Nebenwirkung Glücksspiel: Pharmakonzern muss nicht für Millionenverluste von Verstorbenem aufkommen
Posted on: 13/04/2021, 02:51h.
Last updated on: 13/04/2021, 02:52h.
Der Supreme Court der kanadischen Provinz British Columbia hat eine Klage gegen die Hersteller des Psychose-Medikaments Abilify abgewiesen. Geklagt hatten die Hinterbliebenen des 2018 verstorbenen Unternehmers Sameh „Sam“ Magid (†52). Sie werfen den Pharmakonzernen vor, nicht ausreichend auf mögliche Nebenwirkungen der Arznei wie exzessives Glücksspiel hingewiesen zu haben. Magid hatte während der Zeit der Einnahme rund 9 Mio. US-Dollar (rund 7,6 Mio. Euro) in Casinos in Las Vegas verspielt.
Glücksspielsucht und Hypersexualität
Die Familie von Sam Magid hatte rund 9 Mio. USD von dem japanischen Abilify-Hersteller Otsuka Pharmaceutical Co. und dessen nordamerikanischer Vertriebsgesellschaft Bristol-Myers Squibb Co. gefordert. Den Anwälten zufolge sollen die Pharmaunternehmen für massive Spielverluste des Verstorbenen in Las Vegas verantwortlich sein.
So habe Majid Abilify von 2010 bis zu seinem Tod im Jahr 2018 eingenommen. Schnell hätten sich als Nebenwirkung eklatante Wesensveränderungen und der Verlust der Impulskontrolle eingestellt. Neben zwanghaftem Geldausgeben und Hypersexualität habe der Millionär begonnen, exzessiv zu spielen.
Es ist bekannt, dass sich bei bestimmten Medikamenten exzessives Verhalten und mangelnde Impulskontrolle als Nebenwirkung zeigen können. Ärzte und Betroffene berichten beispielsweise von starkem sexuellem Verlangen, abweichendem Sexualverhalten, unangemessenem Verhalten sowie dem Drang nach finanziellem Risiko, wie beispielsweise beim Glücksspiel. Grund für die Wesensveränderungen, die unter anderem von dem Wirkstoff Pramipexol hervorgerufen werden können, sind Veränderungen der Dopaminproduktion im Gehirn.
Allein im Mai 2012 hätten sich die Verluste Majids im Caesars Palace Casino in Las Vegas auf 583.750 USD summiert. In den Jahren 2014 und 2015 habe er rund 8,4 Mio. USD im Mandalay Bay Casino verspielt. Der Schaden, der durch das exzessive Glücksspiel entstanden sei, habe sich nicht allein auf die finanziellen Verluste beschränkt, so der Vorwurf.
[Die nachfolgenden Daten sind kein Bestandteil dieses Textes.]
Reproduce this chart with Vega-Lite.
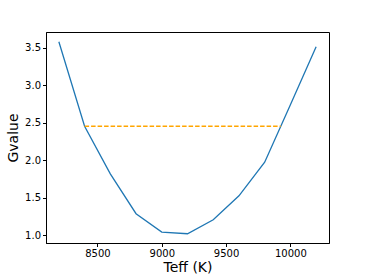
{
  "$schema": "https://vega.github.io/schema/vega-lite/v6.json",
  "width": 283,
  "height": 211,
  "autosize": {"type": "none"},
  "padding": {"left": 46, "top": 32, "right": 37, "bottom": 31},
  "background": "white",
  "config": {
    "font": "DejaVu Sans",
    "view": {"stroke": "black", "strokeWidth": 1},
    "axis": {
      "grid": false,
      "domainColor": "black",
      "tickColor": "black",
      "tickSize": 3.5,
      "labelColor": "black",
      "labelFont": "DejaVu Sans",
      "labelFontSize": 10,
      "titleFont": "DejaVu Sans",
      "titleFontSize": 14,
      "titleFontWeight": "normal",
      "titleColor": "black",
      "labelPadding": 2
    }
  },
  "datasets": {
    "curve": [
      {"Teff": 8200, "G": 3.58},
      {"Teff": 8400, "G": 2.455},
      {"Teff": 8600, "G": 1.82},
      {"Teff": 8800, "G": 1.29},
      {"Teff": 9000, "G": 1.045},
      {"Teff": 9200, "G": 1.023},
      {"Teff": 9400, "G": 1.21},
      {"Teff": 9600, "G": 1.528},
      {"Teff": 9800, "G": 1.976},
      {"Teff": 10000, "G": 2.74},
      {"Teff": 10200, "G": 3.513}
    ],
    "thresh": [
      {"x1": 8400, "x2": 9925, "G": 2.455}
    ]
  },
  "layer": [
    {
      "data": {"name": "curve"},
      "mark": {"type": "line", "color": "#1f77b4", "strokeWidth": 1.3},
      "encoding": {
        "x": {
          "field": "Teff",
          "type": "quantitative",
          "scale": {"domain": [8100, 10300], "nice": false, "zero": false},
          "axis": {"values": [8500, 9000, 9500, 10000], "format": "d", "title": "Teff (K)", "titlePadding": 2}
        },
        "y": {
          "field": "G",
          "type": "quantitative",
          "scale": {"domain": [0.9, 3.71], "nice": false, "zero": false},
          "axis": {"values": [1.0, 1.5, 2.0, 2.5, 3.0, 3.5], "format": ".1f", "title": "Gvalue", "titlePadding": 4}
        }
      }
    },
    {
      "data": {"name": "thresh"},
      "mark": {"type": "rule", "color": "#ffa500", "strokeWidth": 1.3, "strokeDash": [4.5, 2]},
      "encoding": {
        "x": {"field": "x1", "type": "quantitative"},
        "x2": {"field": "x2"},
        "y": {"field": "G", "type": "quantitative"}
      }
    }
  ]
}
Vielmehr habe er aufgrund seines außer Kontrolle geratenen Spielverhaltens auch mit mentalen und körperlichen Problemen sowie einem massiven öffentlichen Ansehensverlust zu kämpfen gehabt.
Prozess in den USA?
Abgesehen von den schwerwiegenden Folgen der Medikamenteneinnahme hatten die Hinterbliebenen dem Hersteller vorgeworfen, auf dem amerikanischen Markt nicht ausreichend über die bekannten Risiken aufgeklärt zu haben. Und das, obwohl das Unternehmen in Europa bereits seit 2012 vor Abilify-Nebenwirkungen, wie Majid sie erlebt habe, warne.
In seiner Entscheidung, die Klage abzuweisen, war der Supreme Court der Argumentation der Beklagten gefolgt [Seite auf Englisch]. Diese hatten geltend gemacht, dass Sameh Majid während der Zeit, während der ihm Abilify verschrieben worden war, keinen ständigen Wohnsitz in British Columbia gehabt habe. Vielmehr sei er in fraglichen Zeitraum im US-Bundesstaat Kalifornien ansässig gewesen.
So sah es auch der zuständige Richter und erklärte:
Meiner Ansicht nach sind die mir vorliegenden Beweise erdrückend, dass Sameh in British Columbia niemals Abilify verschrieben wurde (…). Es ist nicht im Interesse (…) des Rechtssystems, dass diese Angelegenheit in British Columbia verhandelt wird. Es wäre viel effizienter, wenn die Gerichte in Kalifornien die Fragen klären würden.
Weder die Kläger noch die Pharmakonzerne haben sich bislang öffentlich zum Abschluss des Verfahrens in British Columbia geäußert. Ob die Familie den Rechtsweg in den USA beschreiten wird, bleibt somit vorerst unklar.